Roundup, the most popular and profitable weed killer ever sold, uses glyphosate as its most active ingredient. Glyphosate is toxic to most broadleaf plants and grasses. It kills most plants it comes into contact with, instead of targeting certain weeds or plants.
However, as the years went on, science questioned the safety of glyphosate. Studies have shown that the chemical might cause illness to humans and cause damage to the environment. The International Agency for Research on Cancer categorizes glyphosate as possibly carcinogenic to humans—essentially, the IARC is saying this toxin may cause cancer.
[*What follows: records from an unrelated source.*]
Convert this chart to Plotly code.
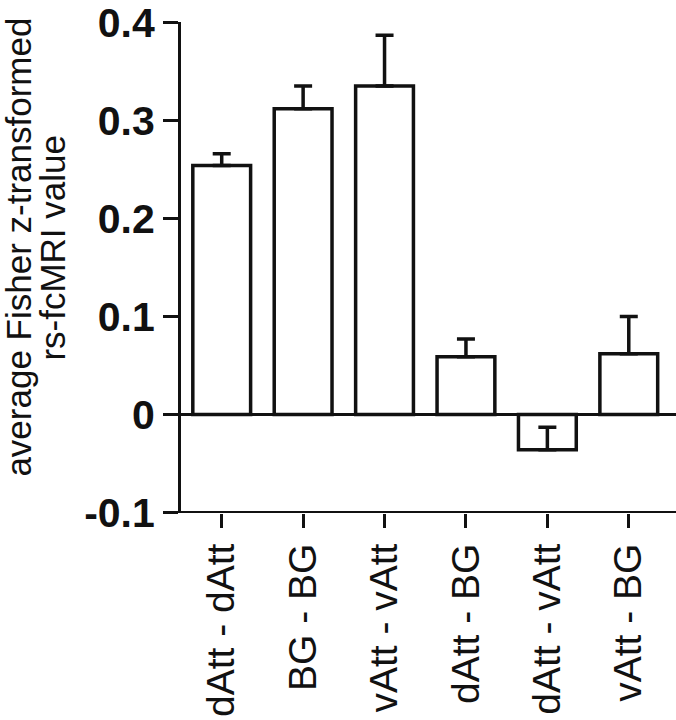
import plotly.graph_objects as go

categories = ["dAtt - dAtt", "BG - BG", "vAtt - vAtt", "dAtt - BG", "dAtt - vAtt", "vAtt - BG"]
values = [0.254, 0.312, 0.335, 0.059, -0.036, 0.062]
errors = [0.012, 0.023, 0.052, 0.018, 0.023, 0.038]
y_ticks = [-0.1, 0, 0.1, 0.2, 0.3, 0.4]
y_ticklabels = ["-0.1", "0", "0.1", "0.2", "0.3", "0.4"]
y_title_lines = ["average Fisher z-transformed", "rs-fcMRI value"]

ink = "#111111"
W, H = 676, 720
L, R, T, B = 181, 0, 19, 207
pw, ph = W - L - R, H - T - B


def px_x(p):
    return (p - L) / pw


def px_y(p):
    return (H - B - p) / ph


fig = go.Figure()
fig.add_trace(go.Bar(
    x=list(range(len(categories))),
    y=values,
    width=0.71,
    marker=dict(color="white", line=dict(color=ink, width=3.5)),
    error_y=dict(type="data", array=errors, arrayminus=[0] * len(errors),
                 symmetric=False, color=ink, thickness=3.5, width=9),
))

annotations = []
for text, cx in zip(y_title_lines, [19, 53]):
    annotations.append(dict(text=text, xref="paper", yref="paper", x=px_x(cx), y=px_y(246),
                            xanchor="center", yanchor="middle", textangle=-90, showarrow=False,
                            font=dict(size=35, color=ink)))

fig.update_layout(
    width=W, height=H,
    margin=dict(l=L, r=R, t=T, b=B),
    paper_bgcolor="white", plot_bgcolor="white",
    showlegend=False,
    font=dict(family="Liberation Sans, Arial, Helvetica, sans-serif", color=ink),
    xaxis=dict(
        range=[-0.5, 5.58],
        tickmode="array", tickvals=list(range(len(categories))), ticktext=categories,
        tickangle=-90, tickfont=dict(size=39, color=ink),
        ticks="outside", ticklen=14, tickwidth=3, tickcolor=ink,
        showline=False, showgrid=False, zeroline=False,
    ),
    yaxis=dict(
        range=[-0.1004, 0.4004],
        tickmode="array", tickvals=y_ticks, ticktext=y_ticklabels,
        tickfont=dict(size=41, color=ink, family="Liberation Sans, Arial, sans-serif", weight="bold"),
        ticklabeloverflow="allow",
        ticks="outside", ticklen=15, tickwidth=3, tickcolor=ink,
        showline=True, linewidth=3, linecolor=ink,
        showgrid=False, zeroline=True, zerolinecolor=ink, zerolinewidth=2.5,
    ),
    annotations=annotations,
    shapes=[dict(type="line", xref="paper", yref="y", x0=px_x(167), x1=1, y0=-0.1, y1=-0.1,
                 line=dict(color=ink, width=3))],
)

fig.write_html("out.html", config={"displayModeBar": False},
               post_script="document.body.style.margin='0';document.body.style.overflow='hidden';")
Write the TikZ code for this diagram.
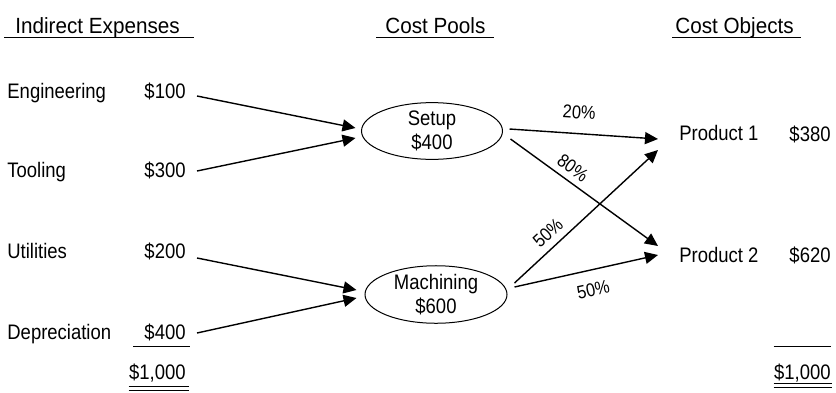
\documentclass[tikz,border=0pt]{standalone}
\usepackage{fontspec}
\setmainfont{Liberation Sans}[FakeStretch=0.88]
\newfontfamily\headfont{Liberation Sans}[FakeStretch=0.94]
\usepackage{tikz}
\usetikzlibrary{shapes.geometric, positioning, arrows.meta}

\tikzset{
  lbl/.style={inner sep=0pt, font=\fontsize{10.5}{12}\selectfont, text height=8pt, text depth=0pt, anchor=base west},
  amt/.style={lbl, anchor=base east},
  head/.style={inner sep=0pt, font=\headfont\fontsize{11}{13}\selectfont, anchor=base west},
  pool/.style={ellipse, draw, line width=0.5pt, inner sep=0pt, align=center, font=\fontsize{10.5}{12}\selectfont},
  flow/.style={-{Triangle[length=6.5pt,width=6pt]}, line width=0.7pt},
  pct/.style={sloped, inner sep=2pt, font=\fontsize{9.3}{10}\selectfont},
  rule/.style={line width=0.5pt}
}

\begin{document}
\begin{tikzpicture}[x=0.5pt, y=-0.5pt]
\useasboundingbox (0,0) rectangle (836,392);

% column heads
\node[head] (hind) at (15,33) {Indirect Expenses};
\node[head] (hpool) at (385,33) {Cost Pools};
\node[head] (hobj) at (675,33) {Cost Objects};
\draw[rule] ([shift={(-11,4)}]hind.base west) -- ([shift={(14,4)}]hind.base east);
\draw[rule] ([shift={(-9,4)}]hpool.base west) -- ([shift={(8,4)}]hpool.base east);
\draw[rule] ([shift={(-3,4)}]hobj.base west) -- ([shift={(7,4)}]hobj.base east);

% indirect expenses
\node[lbl] (eng) at (7,98) {Engineering};
\node[amt] (e100) at (186,98) {\$100};
\node[lbl] (tool) at (7,177) {Tooling};
\node[amt] (e300) at (186,177) {\$300};
\node[lbl] (util) at (7,258) {Utilities};
\node[amt] (e200) at (186,258) {\$200};
\node[lbl] (depr) at (7,339) {Depreciation};
\node[amt] (e400) at (186,339) {\$400};
\node[amt] (etot) at (186,379) {\$1,000};
\draw[rule] ([shift={(-11,7)}]e400.base west) -- ([shift={(4,7)}]e400.base east);
\draw[rule] ([shift={(0,7)}]etot.base west) -- ([shift={(3,7)}]etot.base east);
\draw[rule] ([shift={(0,11)}]etot.base west) -- ([shift={(3,11)}]etot.base east);

% cost pools
\node[pool, minimum width=70.5pt, minimum height=26.5pt] (setup) at (432,131) {Setup\\\$400};
\node[pool, minimum width=71pt, minimum height=27.5pt] (mach) at (436,294.5) {Machining\\\$600};

% cost objects
\node[lbl] (p1) at (679,140) {Product 1};
\node[amt] (c380) at (831,141) {\$380};
\node[lbl] (p2) at (679,262) {Product 2};
\node[amt] (c620) at (831,262) {\$620};
\node[amt] (ctot) at (831,379) {\$1,000};
\draw[rule] ([shift={(0,-33)}]ctot.base west) -- ([shift={(0,-33)}]ctot.base east);
\draw[rule] ([shift={(0,4)}]ctot.base west) -- ([shift={(1,4)}]ctot.base east);
\draw[rule] ([shift={(0,8)}]ctot.base west) -- ([shift={(1,8)}]ctot.base east);

% expenses into pools
\draw[flow] ([shift={(11,6)}]e100.east) -- ([shift={(-5.5,-3)}]setup.west);
\draw[flow] ([shift={(11,2)}]e300.east) -- ([shift={(-5.5,7)}]setup.west);
\draw[flow] ([shift={(11,8)}]e200.east) -- ([shift={(-8,-4.5)}]mach.west);
\draw[flow] ([shift={(11,2)}]e400.east) -- ([shift={(-8,3.5)}]mach.west);

% pools into objects
\draw[flow] ([shift={(6.5,-2)}]setup.east) -- node[pct, pos=0.46, above=5pt] {20\%} ([shift={(-21,7)}]p1.west);
\draw[flow] ([shift={(7.5,8)}]setup.east) -- node[pct, pos=0.37, above=1pt] {80\%} ([shift={(-21,-8)}]p2.west);
\draw[flow] ([shift={(7,-11.5)}]mach.east) -- node[pct, pos=0.30, above=1.5pt] {50\%} ([shift={(-21,18)}]p1.west);
\draw[flow] ([shift={(7,-7.5)}]mach.east) -- node[pct, pos=0.52, below=4pt] {50\%} ([shift={(-21,1)}]p2.west);

\end{tikzpicture}
\end{document}
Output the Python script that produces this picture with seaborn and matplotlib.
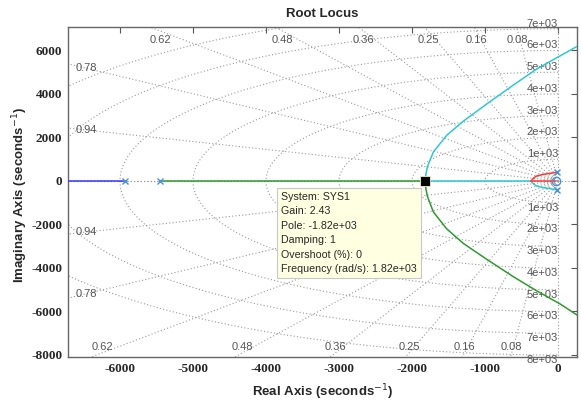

In 2018, Roundup was purchased by Bayer. By then, consumers had filed thousands of lawsuits linking Roundup to cancer. The most common cancer associated with Roundup is non-Hodgkin’s lymphoma. Bayer committed to begin in 2023 replacing “its glyphosate-based products in the U.S. residential Lawn & Garden market with new formulations that rely on alternative active ingredients.”
Roundup Cancer Lawsuits
Monsanto has settled over 100,000 Roundup lawsuits, paying out about $11 billion as of May 2022. There are still 30,000 lawsuits pending. This includes 4,000 cases in multidistrict litigation (MDL) in California. MDL cases are not class-action suits. Instead they group cases together so that instead of answering the same question repeatedly in each separate lawsuit, the courts can resolve some specific issues for all of them at once.
In June 2022, the Ninth Circuit filed a decision in a Roundup case. In the court’s opinion, the Ninth Circuit urged the Environmental Protection Agency (EPA) to reconsider its conclusion that Roundup does not cause substantial harm to people or the environment. Also in that month, the Supreme Court dismissed an appeal by Bayer in another Roundup case.
In July 2022, the 11th Circuit ruled that Bayer had failed to adequately warn about the risk of cancer from Roundup.
Does Roundup Really Cause Cancer?
While the EPA suggests that there’s no direct link, the International Agency for Research on Cancer’s stance is more in line with scientific evidence. A study from the University of Washington found that exposure to glyphosate increased an individual’s risk of non-Hodgkin’s lymphoma by 41%. That is significant.
The CDC recently released findings that up to 80% of Americans may have traces of Roundup in their urine, showing they have been exposed to it. Considering that 200 million pounds of Roundup are sprayed annually on U.S. crops, it is not surprising most of the population has been exposed to it.